Qu’est-ce qui permet au secteur du luxe de résister ainsi aux intempéries économiques et aux désordres politiques? C’est d’abord le consommateur. Par sa démarche sélective, ce dernier exprime sa quête de qualité, de durabilité, d’esthétique, de sécurité et de distinction. En tout cas, c’est là le discours rationnel qui légitime son emplette. Sans doute cherche-t-il par ailleurs à «sublimer» son quotidien. A chatouiller cette part de vanité au fond de lui-même, qui lui rappelle que lui aussi «a droit» au luxe. Que lui aussi «peut se permettre». Que lui aussi est capable de «changer de catégorie». Un adage américain ne suggère-t-il pas: «Quand il ne vous reste plus qu’un dollar en poche, faites cirer vos chaussures»?

Ce sont ensuite les maisons de luxe. Leur rôle est de répondre aux besoins et aux fantasmes du client. Elles soignent le produit, mais aussi l’emballage, c’est-à-dire tout le décorum qui incite et autorise l’acte d’achat. Naturellement, elles ne se donnent pas tout ce mal pour rien. Souvent, l’«altitude» du prix fait partie intégrante de l’environnement du produit. A tel point que, parfois, on ne sait plus ce qui la justifie.

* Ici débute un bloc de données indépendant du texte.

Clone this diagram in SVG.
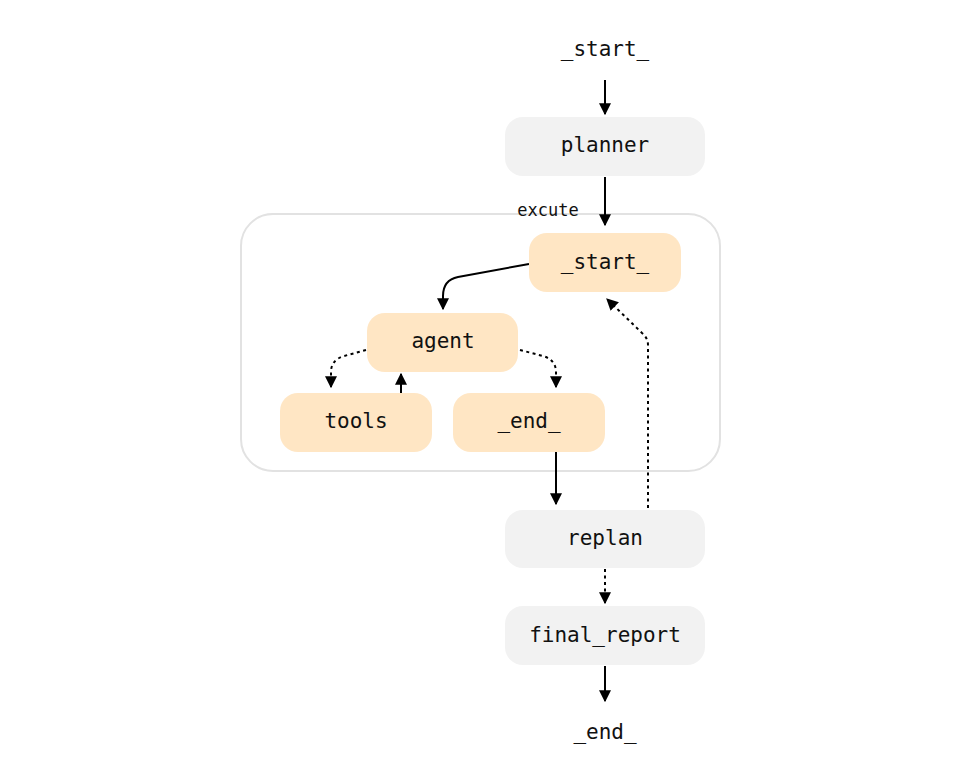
<svg xmlns="http://www.w3.org/2000/svg" width="962" height="782" viewBox="0 0 962 782">
<defs>
<style>
.t{font-family:"DejaVu Sans Mono","Liberation Mono",monospace;font-size:21px;fill:#111;text-anchor:middle}
.grey{fill:#f2f2f2}
.peach{fill:#ffe6c4}
.e{fill:none;stroke:#000;stroke-width:2}
.d{stroke-dasharray:3 3.5}
</style>
<marker id="ah" viewBox="0 0 10 10" refX="9" refY="5" markerWidth="12" markerHeight="12" markerUnits="userSpaceOnUse" orient="auto">
<path d="M0,0 L10,5 L0,10 z" fill="#000"/>
</marker>
</defs>
<rect width="962" height="782" fill="#fff"/>
<g id="cluster-excute">
<rect x="241" y="214" width="479" height="257" rx="32" fill="#fff" stroke="#e2e2e2" stroke-width="2"/>
<text x="548" y="216" font-family="DejaVu Sans Mono,Liberation Mono,monospace" font-size="17" text-anchor="middle" fill="#111">excute</text>
</g>
<g id="edges">
<path class="e" d="M605,80 V114" marker-end="url(#ah)"/>
<path class="e" d="M605,177 V225" marker-end="url(#ah)"/>
<path class="e" d="M529,264 L458,277 Q443,280 443,296 V309" marker-end="url(#ah)"/>
<path class="e d" d="M366,350 L344,356 Q331,360 331,372 V387" marker-end="url(#ah)"/>
<path class="e" d="M401,393 V374" marker-end="url(#ah)"/>
<path class="e d" d="M520,350 L543,356 Q556,360 556,372 V387" marker-end="url(#ah)"/>
<path class="e" d="M556,452 V504" marker-end="url(#ah)"/>
<path class="e d" d="M648,508 V345 Q648,338 642,333 L607,299" marker-end="url(#ah)"/>
<path class="e d" d="M605,569 V603" marker-end="url(#ah)"/>
<path class="e" d="M605,666 V701" marker-end="url(#ah)"/>
</g>
<g id="node-start"><text class="t" x="605" y="56">_start_</text></g>
<g id="node-planner"><rect class="grey" x="505" y="117" width="200" height="59" rx="18"/><text class="t" x="605" y="152">planner</text></g>
<g id="node-excute-start"><rect class="peach" x="529" y="233" width="152" height="59" rx="18"/><text class="t" x="605" y="269">_start_</text></g>
<g id="node-agent"><rect class="peach" x="367" y="313" width="151" height="59" rx="18"/><text class="t" x="443" y="348">agent</text></g>
<g id="node-tools"><rect class="peach" x="280" y="393" width="152" height="59" rx="18"/><text class="t" x="356" y="428">tools</text></g>
<g id="node-excute-end"><rect class="peach" x="453" y="393" width="152" height="59" rx="18"/><text class="t" x="529" y="428">_end_</text></g>
<g id="node-replan"><rect class="grey" x="505" y="510" width="200" height="58" rx="18"/><text class="t" x="605" y="545">replan</text></g>
<g id="node-final-report"><rect class="grey" x="505" y="606" width="200" height="59" rx="18"/><text class="t" x="605" y="642">final_report</text></g>
<g id="node-end"><text class="t" x="605" y="739">_end_</text></g>
</svg>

Mais la réussite de ces maisons ne se ferait pas sans une certaine vision, une certaine rigueur, un certain engagement. Pour preuve, cette nouvelle tournée des Métiers d’Excellence où LVMH a proposé aux jeunes talents, en février et en mars, des milliers de contrats dans le domaine de la création, de l’artisanat et de l’expérience client. En tout, 280 professions seront présentées par le biais de démonstrations et d’échanges. Différentes formations sont par ailleurs proposées par l’Institut des Métiers d’Excellence et son réseau d’écoles partenaires. Le luxe, c’est surtout un savoir-faire unique et des métiers rares, pour l’essentiel non délocalisables. Sous peine de perdre le précieux label «made in France», «made in Italy» ou «Swiss made».

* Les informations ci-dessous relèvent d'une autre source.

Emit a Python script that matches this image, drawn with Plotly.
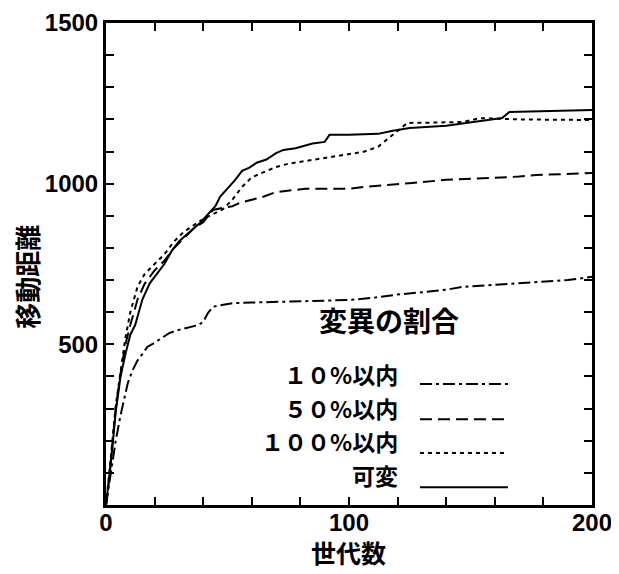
import plotly.graph_objects as go

# ---- data ----
gen_var = [0, 1, 2, 4, 6, 8, 10, 12, 15, 18, 21, 24, 27, 30, 33, 36, 39, 42, 45, 47, 50, 53, 56, 59, 62, 66, 70, 73, 78, 85, 90, 92, 100, 112, 118, 125, 140, 155, 163, 166, 180, 200]
dist_var = [0, 60, 130, 290, 400, 470, 530, 560, 640, 690, 720, 750, 790, 820, 840, 860, 880, 905, 930, 960, 985, 1010, 1040, 1050, 1065, 1075, 1095, 1105, 1110, 1125, 1130, 1152, 1152, 1155, 1165, 1173, 1180, 1195, 1204, 1223, 1225, 1229]

gen_100 = [0, 1, 2, 4, 6, 8, 10, 13, 16, 20, 24, 28, 32, 36, 40, 44, 48, 52, 56, 60, 65, 70, 75, 80, 90, 100, 106, 112, 117, 120, 124, 135, 147, 154, 170, 200]
dist_100 = [0, 70, 150, 310, 420, 520, 600, 680, 720, 750, 780, 820, 850, 870, 890, 905, 920, 950, 990, 1020, 1035, 1052, 1062, 1068, 1080, 1092, 1099, 1115, 1145, 1165, 1189, 1190, 1192, 1204, 1200, 1198]

gen_50 = [0, 1, 2, 4, 6, 8, 10, 13, 16, 20, 24, 28, 32, 36, 40, 44, 48, 52, 55, 60, 65, 70, 76, 82, 90, 100, 106, 115, 126, 140, 150, 161, 170, 177, 190, 200]
dist_50 = [0, 60, 140, 300, 410, 500, 560, 640, 690, 730, 760, 800, 830, 860, 880, 918, 925, 930, 940, 950, 960, 974, 980, 984, 984, 984, 990, 995, 1002, 1012, 1015, 1018, 1022, 1027, 1030, 1033]

gen_10 = [0, 1, 2, 4, 6, 7, 9, 11, 13, 15, 17, 20, 23, 26, 30, 33, 35, 38, 40, 42, 44, 48, 52, 60, 70, 80, 90, 100, 110, 120, 130, 140, 147, 160, 175, 190, 200]
dist_10 = [0, 50, 100, 200, 280, 317, 380, 420, 450, 470, 492, 505, 520, 535, 545, 550, 554, 560, 570, 598, 617, 622, 628, 630, 632, 634, 636, 638, 645, 655, 662, 670, 679, 685, 691, 700, 710]

series_names = ["１０%以内", "５０%以内", "１００%以内", "可変"]
legend_title = "変異の割合"
x_title = "世代数"
y_title = "移動距離"
x_ticks = [0, 100, 200]
y_ticks = [0, 500, 1000, 1500]
y_ticktext = ["", "500", "1000", "1500"]

dashes = ["12px,4px,3px,4px", "12px,6px", "4px,4px", "solid"]
series = [(gen_10, dist_10), (gen_50, dist_50), (gen_100, dist_100), (gen_var, dist_var)]

CJK = "Noto Sans CJK JP"
NUM = "Liberation Sans, Arial"

fig = go.Figure()
for (gx, gy), name, d in zip(series, series_names, dashes):
    fig.add_trace(go.Scatter(x=gx, y=gy, mode="lines", name=name,
                             line=dict(color="black", width=2, dash=d),
                             showlegend=False))

axis_common = dict(showline=True, linecolor="black", linewidth=3, mirror="ticks",
                   ticks="inside", ticklen=8, tickwidth=2, tickcolor="black",
                   showgrid=False, zeroline=False, automargin=False,
                   tickfont=dict(family=NUM, size=24, color="black", weight="bold"))

fig.update_xaxes(range=[0, 200], tickvals=x_ticks, ticklabelstandoff=-6,
                 minor=dict(dtick=20, ticks="inside", ticklen=8, tickwidth=2, tickcolor="black"),
                 **axis_common)
fig.update_yaxes(range=[0, 1500], tickvals=y_ticks, ticktext=y_ticktext,
                 minor=dict(dtick=100, ticks="inside", ticklen=8, tickwidth=2, tickcolor="black"),
                 **axis_common)

annotations = [
    dict(text=x_title, x=0.498, y=-0.0985, xref="paper", yref="paper", showarrow=False,
         font=dict(family=CJK, size=25, color="black", weight="bold"), xanchor="center", yanchor="middle"),
    dict(text=y_title, x=-0.165, y=0.473, xref="paper", yref="paper", showarrow=False, textangle=-90,
         font=dict(family=CJK, size=26, color="black", weight="bold"), xanchor="center", yanchor="middle"),
    dict(text=legend_title, x=0.582, y=0.384, xref="paper", yref="paper", showarrow=False,
         font=dict(family=CJK, size=28, color="black", weight="bold"), xanchor="center", yanchor="middle"),
]
row_text_y = [0.272, 0.202, 0.132, 0.062]
row_line_y = [0.251, 0.178, 0.108, 0.037]
shapes = []
for name, ty, ly, d in zip(series_names, row_text_y, row_line_y, dashes):
    annotations.append(dict(text=name, x=0.605, y=ty, xref="paper", yref="paper", showarrow=False,
                            font=dict(family=CJK, size=23, color="black", weight="bold"),
                            xanchor="right", yanchor="middle"))
    shapes.append(dict(type="line", xref="paper", yref="paper", x0=0.646, x1=0.827, y0=ly, y1=ly,
                       line=dict(color="black", width=2, dash=d)))

# page body has an 8px margin, so the figure is placed at (8, 8)
fig.update_layout(width=611, height=566, margin=dict(l=98, r=27, t=15, b=69),
                  plot_bgcolor="white", paper_bgcolor="white",
                  annotations=annotations, shapes=shapes)

fig.write_html("out.html")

Une valorisation au sommet

Les titres des «GAFAM français» ont connu des taux de croissance à deux chiffres depuis le début de l’année. Cette poussée leur permet d’enregistrer des performances supérieures de 30 à 100%, par rapport au CAC40, sur les quatre derniers mois. En même temps, l’évolution de ce panier d’actions n’a pu que tirer l’indice vedette de la bourse de Paris vers le haut, puisque ces groupes en font partie intégrante.

Cela dit, les ratios de valorisation sont clairement surévalués: les actions sont chères, très chères. Toutefois, cela n’empêche ni les spéculations ni les anticipations. Cela n’empêche pas non plus les résultats de venir conforter les attentes, contre toute attente: les titres de propriété des géants du luxe sont en effet devenus des valeurs refuges.

Le constat dont nous devrions tous nous réjouir est qu’il y a de plus en plus de consommateurs capables d’accéder à l’univers du luxe. Les marchés émergents n’en finissent pas d’émerger et les marchés développés, malgré l’érosion d’une certaine dynamique, maintiennent leur engouement pour ce type de produits. A ceux qui parlent de frivolité ou d’orgueil mal placé, suggérons que le luxe n’est rien d’autre qu’un produit de qualité avec une petite touche en plus.